= What is asked =
Set down each line of the material that follows, exactly, with no pictures.

= Given data =
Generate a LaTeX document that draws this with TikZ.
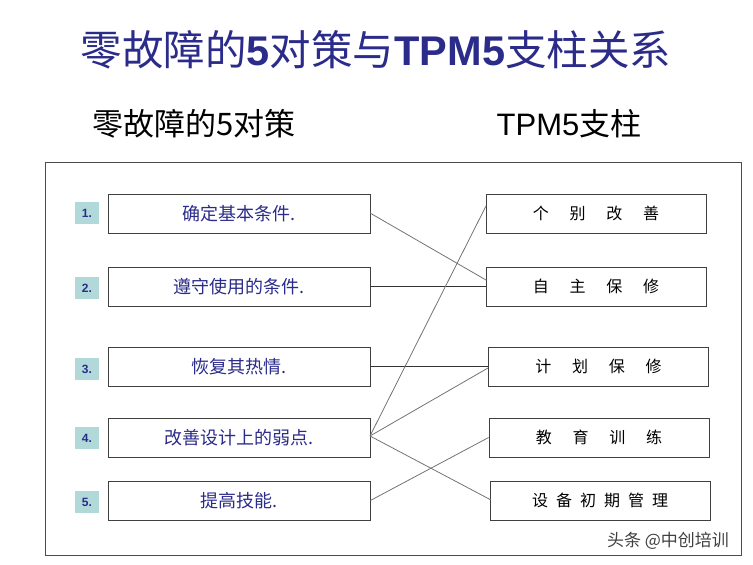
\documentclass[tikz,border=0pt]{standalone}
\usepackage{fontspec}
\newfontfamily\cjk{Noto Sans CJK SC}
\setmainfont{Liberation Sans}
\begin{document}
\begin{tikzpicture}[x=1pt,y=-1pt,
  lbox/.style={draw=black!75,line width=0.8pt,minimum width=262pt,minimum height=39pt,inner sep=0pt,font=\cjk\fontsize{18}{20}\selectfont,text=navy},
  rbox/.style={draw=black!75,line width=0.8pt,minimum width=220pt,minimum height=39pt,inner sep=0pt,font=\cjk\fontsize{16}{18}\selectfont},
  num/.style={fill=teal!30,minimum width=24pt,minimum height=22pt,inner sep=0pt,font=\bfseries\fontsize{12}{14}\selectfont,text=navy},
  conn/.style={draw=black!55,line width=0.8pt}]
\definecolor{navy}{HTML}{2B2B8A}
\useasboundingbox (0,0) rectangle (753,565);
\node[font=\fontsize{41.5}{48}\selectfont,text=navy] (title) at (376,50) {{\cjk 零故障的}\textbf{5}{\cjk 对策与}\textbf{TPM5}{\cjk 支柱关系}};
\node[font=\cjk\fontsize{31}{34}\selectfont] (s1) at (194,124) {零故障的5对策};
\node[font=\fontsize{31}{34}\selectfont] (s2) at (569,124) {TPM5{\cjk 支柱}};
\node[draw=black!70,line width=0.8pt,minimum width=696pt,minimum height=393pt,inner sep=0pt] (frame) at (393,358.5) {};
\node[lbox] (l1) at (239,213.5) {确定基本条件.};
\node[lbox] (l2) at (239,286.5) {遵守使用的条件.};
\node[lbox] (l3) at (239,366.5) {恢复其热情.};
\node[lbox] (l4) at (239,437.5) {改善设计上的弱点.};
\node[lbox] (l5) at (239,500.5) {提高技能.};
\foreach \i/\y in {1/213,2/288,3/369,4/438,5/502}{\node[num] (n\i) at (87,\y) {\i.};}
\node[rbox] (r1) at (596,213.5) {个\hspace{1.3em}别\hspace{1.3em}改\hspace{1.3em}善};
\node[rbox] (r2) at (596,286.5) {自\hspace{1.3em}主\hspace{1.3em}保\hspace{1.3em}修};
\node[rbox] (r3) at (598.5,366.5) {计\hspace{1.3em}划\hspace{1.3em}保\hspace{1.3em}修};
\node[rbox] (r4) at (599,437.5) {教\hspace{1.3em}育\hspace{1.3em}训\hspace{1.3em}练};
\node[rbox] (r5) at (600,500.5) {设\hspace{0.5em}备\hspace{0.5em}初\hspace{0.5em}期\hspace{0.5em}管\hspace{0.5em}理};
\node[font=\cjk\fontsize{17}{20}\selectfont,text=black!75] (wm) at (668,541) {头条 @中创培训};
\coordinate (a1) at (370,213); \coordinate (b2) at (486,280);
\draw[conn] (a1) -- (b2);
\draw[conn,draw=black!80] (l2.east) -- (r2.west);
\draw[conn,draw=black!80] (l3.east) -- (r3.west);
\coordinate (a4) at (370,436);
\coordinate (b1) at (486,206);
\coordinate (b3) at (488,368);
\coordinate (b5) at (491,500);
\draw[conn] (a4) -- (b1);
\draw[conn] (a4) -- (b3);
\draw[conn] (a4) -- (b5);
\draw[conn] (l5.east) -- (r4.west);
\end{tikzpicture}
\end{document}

= Full answer =
Generate a LaTeX document that draws this with TikZ.
\documentclass[tikz,border=0pt]{standalone}
\usepackage{fontspec}
\newfontfamily\cjk{Noto Sans CJK SC}
\setmainfont{Liberation Sans}
\begin{document}
\begin{tikzpicture}[x=1pt,y=-1pt,
  lbox/.style={draw=black!75,line width=0.8pt,minimum width=262pt,minimum height=39pt,inner sep=0pt,font=\cjk\fontsize{18}{20}\selectfont,text=navy},
  rbox/.style={draw=black!75,line width=0.8pt,minimum width=220pt,minimum height=39pt,inner sep=0pt,font=\cjk\fontsize{16}{18}\selectfont},
  num/.style={fill=teal!30,minimum width=24pt,minimum height=22pt,inner sep=0pt,font=\bfseries\fontsize{12}{14}\selectfont,text=navy},
  conn/.style={draw=black!55,line width=0.8pt}]
\definecolor{navy}{HTML}{2B2B8A}
\useasboundingbox (0,0) rectangle (753,565);
\node[font=\fontsize{41.5}{48}\selectfont,text=navy] (title) at (376,50) {{\cjk 零故障的}\textbf{5}{\cjk 对策与}\textbf{TPM5}{\cjk 支柱关系}};
\node[font=\cjk\fontsize{31}{34}\selectfont] (s1) at (194,124) {零故障的5对策};
\node[font=\fontsize{31}{34}\selectfont] (s2) at (569,124) {TPM5{\cjk 支柱}};
\node[draw=black!70,line width=0.8pt,minimum width=696pt,minimum height=393pt,inner sep=0pt] (frame) at (393,358.5) {};
\node[lbox] (l1) at (239,213.5) {确定基本条件.};
\node[lbox] (l2) at (239,286.5) {遵守使用的条件.};
\node[lbox] (l3) at (239,366.5) {恢复其热情.};
\node[lbox] (l4) at (239,437.5) {改善设计上的弱点.};
\node[lbox] (l5) at (239,500.5) {提高技能.};
\foreach \i/\y in {1/213,2/288,3/369,4/438,5/502}{\node[num] (n\i) at (87,\y) {\i.};}
\node[rbox] (r1) at (596,213.5) {个\hspace{1.3em}别\hspace{1.3em}改\hspace{1.3em}善};
\node[rbox] (r2) at (596,286.5) {自\hspace{1.3em}主\hspace{1.3em}保\hspace{1.3em}修};
\node[rbox] (r3) at (598.5,366.5) {计\hspace{1.3em}划\hspace{1.3em}保\hspace{1.3em}修};
\node[rbox] (r4) at (599,437.5) {教\hspace{1.3em}育\hspace{1.3em}训\hspace{1.3em}练};
\node[rbox] (r5) at (600,500.5) {设\hspace{0.5em}备\hspace{0.5em}初\hspace{0.5em}期\hspace{0.5em}管\hspace{0.5em}理};
\node[font=\cjk\fontsize{17}{20}\selectfont,text=black!75] (wm) at (668,541) {头条 @中创培训};
\coordinate (a1) at (370,213); \coordinate (b2) at (486,280);
\draw[conn] (a1) -- (b2);
\draw[conn,draw=black!80] (l2.east) -- (r2.west);
\draw[conn,draw=black!80] (l3.east) -- (r3.west);
\coordinate (a4) at (370,436);
\coordinate (b1) at (486,206);
\coordinate (b3) at (488,368);
\coordinate (b5) at (491,500);
\draw[conn] (a4) -- (b1);
\draw[conn] (a4) -- (b3);
\draw[conn] (a4) -- (b5);
\draw[conn] (l5.east) -- (r4.west);
\end{tikzpicture}
\end{document}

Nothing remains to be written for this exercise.